━━ Source data

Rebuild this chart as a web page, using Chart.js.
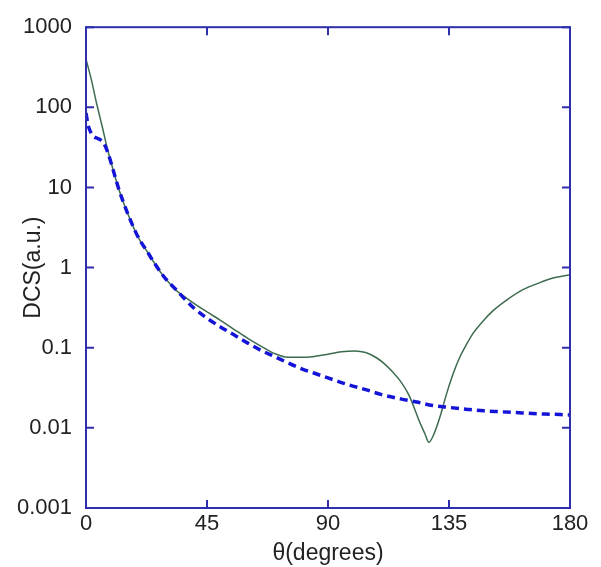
<!DOCTYPE html>
<html>
<head>
<meta charset="utf-8">
<script src="https://cdn.jsdelivr.net/npm/chart.js@4/dist/chart.umd.min.js"></script>
<style>
  body { margin: 0; background: #fff; }
</style>
</head>
<body>
<canvas id="dcsChart" width="601" height="567"></canvas>
<script>
// angles (degrees) and DCS values
const solidAngles = [0, 2, 4, 6, 8, 10, 12, 14, 16, 18, 20, 22.7, 25, 28, 30, 33.8, 36, 40, 45, 50, 55, 60, 65, 70, 75, 80, 85, 90, 95, 100, 104, 108, 111, 114, 117, 120, 122, 124, 126, 127.5, 129, 130.5, 132, 134, 136.5, 139, 141.5, 144, 147.7, 151.4, 156.3, 162.5, 168.8, 173.7, 180];
const solidDcs = [400, 220, 110, 58, 30, 17, 10, 6.4, 4.3, 3.0, 2.2, 1.6, 1.2, 0.85, 0.7, 0.51, 0.45, 0.36, 0.28, 0.22, 0.17, 0.132, 0.105, 0.085, 0.076, 0.076, 0.078, 0.083, 0.089, 0.091, 0.087, 0.075, 0.063, 0.05, 0.038, 0.026, 0.018, 0.012, 0.0085, 0.0066, 0.0078, 0.0105, 0.015, 0.026, 0.047, 0.076, 0.11, 0.152, 0.216, 0.29, 0.39, 0.53, 0.65, 0.74, 0.815];

const dashAngles = [0, 0.8, 2, 3, 5, 6.5, 8, 10, 12, 14, 16, 18, 20, 22.7, 25, 28, 30, 34, 36, 40, 45, 50, 55, 60, 65, 70, 75, 80, 85, 90, 97, 104, 110, 117, 123, 129, 135, 142, 148, 154, 160, 166, 173, 180];
const dashDcs = [85, 60, 47, 43, 40, 36, 28, 17, 10, 6.4, 4.3, 3.0, 2.2, 1.6, 1.2, 0.85, 0.7, 0.51, 0.43, 0.316, 0.234, 0.182, 0.145, 0.115, 0.093, 0.078, 0.065, 0.055, 0.048, 0.042, 0.035, 0.030, 0.026, 0.023, 0.021, 0.019, 0.018, 0.017, 0.0163, 0.0159, 0.0155, 0.0151, 0.0148, 0.0145];

const xTicks = [0, 45, 90, 135, 180];
const yTicks = [1000, 100, 10, 1, 0.1, 0.01, 0.001];
const yTickLabels = ['1000', '100', '10', '1', '0.1', '0.01', '0.001'];

const frameColor = '#2f2fae';
const font = 'Liberation Sans, Arial, sans-serif';

const toPoints = (xs, ys) => xs.map((x, i) => ({x: x, y: ys[i]}));

// box around the plot with inward tick marks on all four sides
const frame = {
    id: 'frame',
    afterDraw(chart) {
        const {ctx, chartArea: a, scales: {x, y}} = chart;
        ctx.save();
        ctx.strokeStyle = frameColor;
        ctx.lineWidth = 2;
        ctx.strokeRect(a.left, a.top, a.right - a.left, a.bottom - a.top);
        ctx.beginPath();
        xTicks.forEach(v => {
            const px = x.getPixelForValue(v);
            ctx.moveTo(px, a.bottom); ctx.lineTo(px, a.bottom - 8);
            ctx.moveTo(px, a.top); ctx.lineTo(px, a.top + 8);
        });
        yTicks.forEach(v => {
            const py = y.getPixelForValue(v);
            ctx.moveTo(a.left, py); ctx.lineTo(a.left + 8, py);
            ctx.moveTo(a.right, py); ctx.lineTo(a.right - 8, py);
        });
        ctx.stroke();
        ctx.restore();
    }
};

new Chart(document.getElementById('dcsChart'), {
    type: 'line',
    data: {
        datasets: [{
            data: toPoints(solidAngles, solidDcs),
            borderColor: '#3d6b4f',
            borderWidth: 1.5,
            pointRadius: 0,
            cubicInterpolationMode: 'monotone',
            order: 1
        }, {
            data: toPoints(dashAngles, dashDcs),
            borderColor: '#1414d8',
            borderWidth: 3.5,
            borderDash: [8, 5],
            pointRadius: 0,
            cubicInterpolationMode: 'monotone',
            order: 0
        }]
    },
    options: {
        responsive: false,
        animation: false,
        layout: { padding: { top: 25, right: 31, left: 0, bottom: 0 } },
        plugins: { legend: { display: false }, tooltip: { enabled: false } },
        scales: {
            x: {
                type: 'linear',
                min: 0,
                max: 180,
                afterFit: s => { s.height = 59; },
                afterBuildTicks: s => { s.ticks = xTicks.map(v => ({value: v})); },
                grid: { display: false, drawTicks: false },
                border: { display: false },
                ticks: { color: '#222', padding: 3, font: { family: font, size: 22 } },
                title: {
                    display: true,
                    text: 'θ(degrees)',
                    color: '#222',
                    padding: { top: 0, bottom: 0 },
                    font: { family: font, size: 23 }
                }
            },
            y: {
                type: 'logarithmic',
                min: 0.001,
                max: 1000,
                afterFit: s => { s.width = 86; },
                afterBuildTicks: s => { s.ticks = yTicks.map(v => ({value: v})); },
                grid: { display: false, drawTicks: false },
                border: { display: false },
                ticks: {
                    color: '#222',
                    padding: 14,
                    autoSkip: false,
                    font: { family: font, size: 22 },
                    callback: (v, i) => yTickLabels[i]
                },
                title: {
                    display: true,
                    text: 'DCS(a.u.)',
                    color: '#222',
                    padding: { top: 20, bottom: 0 },
                    font: { family: font, size: 23 }
                }
            }
        }
    },
    plugins: [frame]
});
</script>
</body>
</html>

━━━━

§ **Task goal**:
Set down again, exactly, the lines of the material above from its first line to the one with "const toPoints = (xs, ys)", inclusive. Leave the pictures out.

§ **Response**:
Rebuild this chart as a web page, using Chart.js.
<!DOCTYPE html>
<html>
<head>
<meta charset="utf-8">
<script src="https://cdn.jsdelivr.net/npm/chart.js@4/dist/chart.umd.min.js"></script>
<style>
  body { margin: 0; background: #fff; }
</style>
</head>
<body>
<canvas id="dcsChart" width="601" height="567"></canvas>
<script>
// angles (degrees) and DCS values
const solidAngles = [0, 2, 4, 6, 8, 10, 12, 14, 16, 18, 20, 22.7, 25, 28, 30, 33.8, 36, 40, 45, 50, 55, 60, 65, 70, 75, 80, 85, 90, 95, 100, 104, 108, 111, 114, 117, 120, 122, 124, 126, 127.5, 129, 130.5, 132, 134, 136.5, 139, 141.5, 144, 147.7, 151.4, 156.3, 162.5, 168.8, 173.7, 180];
const solidDcs = [400, 220, 110, 58, 30, 17, 10, 6.4, 4.3, 3.0, 2.2, 1.6, 1.2, 0.85, 0.7, 0.51, 0.45, 0.36, 0.28, 0.22, 0.17, 0.132, 0.105, 0.085, 0.076, 0.076, 0.078, 0.083, 0.089, 0.091, 0.087, 0.075, 0.063, 0.05, 0.038, 0.026, 0.018, 0.012, 0.0085, 0.0066, 0.0078, 0.0105, 0.015, 0.026, 0.047, 0.076, 0.11, 0.152, 0.216, 0.29, 0.39, 0.53, 0.65, 0.74, 0.815];

const dashAngles = [0, 0.8, 2, 3, 5, 6.5, 8, 10, 12, 14, 16, 18, 20, 22.7, 25, 28, 30, 34, 36, 40, 45, 50, 55, 60, 65, 70, 75, 80, 85, 90, 97, 104, 110, 117, 123, 129, 135, 142, 148, 154, 160, 166, 173, 180];
const dashDcs = [85, 60, 47, 43, 40, 36, 28, 17, 10, 6.4, 4.3, 3.0, 2.2, 1.6, 1.2, 0.85, 0.7, 0.51, 0.43, 0.316, 0.234, 0.182, 0.145, 0.115, 0.093, 0.078, 0.065, 0.055, 0.048, 0.042, 0.035, 0.030, 0.026, 0.023, 0.021, 0.019, 0.018, 0.017, 0.0163, 0.0159, 0.0155, 0.0151, 0.0148, 0.0145];

const xTicks = [0, 45, 90, 135, 180];
const yTicks = [1000, 100, 10, 1, 0.1, 0.01, 0.001];
const yTickLabels = ['1000', '100', '10', '1', '0.1', '0.01', '0.001'];

const frameColor = '#2f2fae';
const font = 'Liberation Sans, Arial, sans-serif';

const toPoints = (xs, ys) => xs.map((x, i) => ({x: x, y: ys[i]}));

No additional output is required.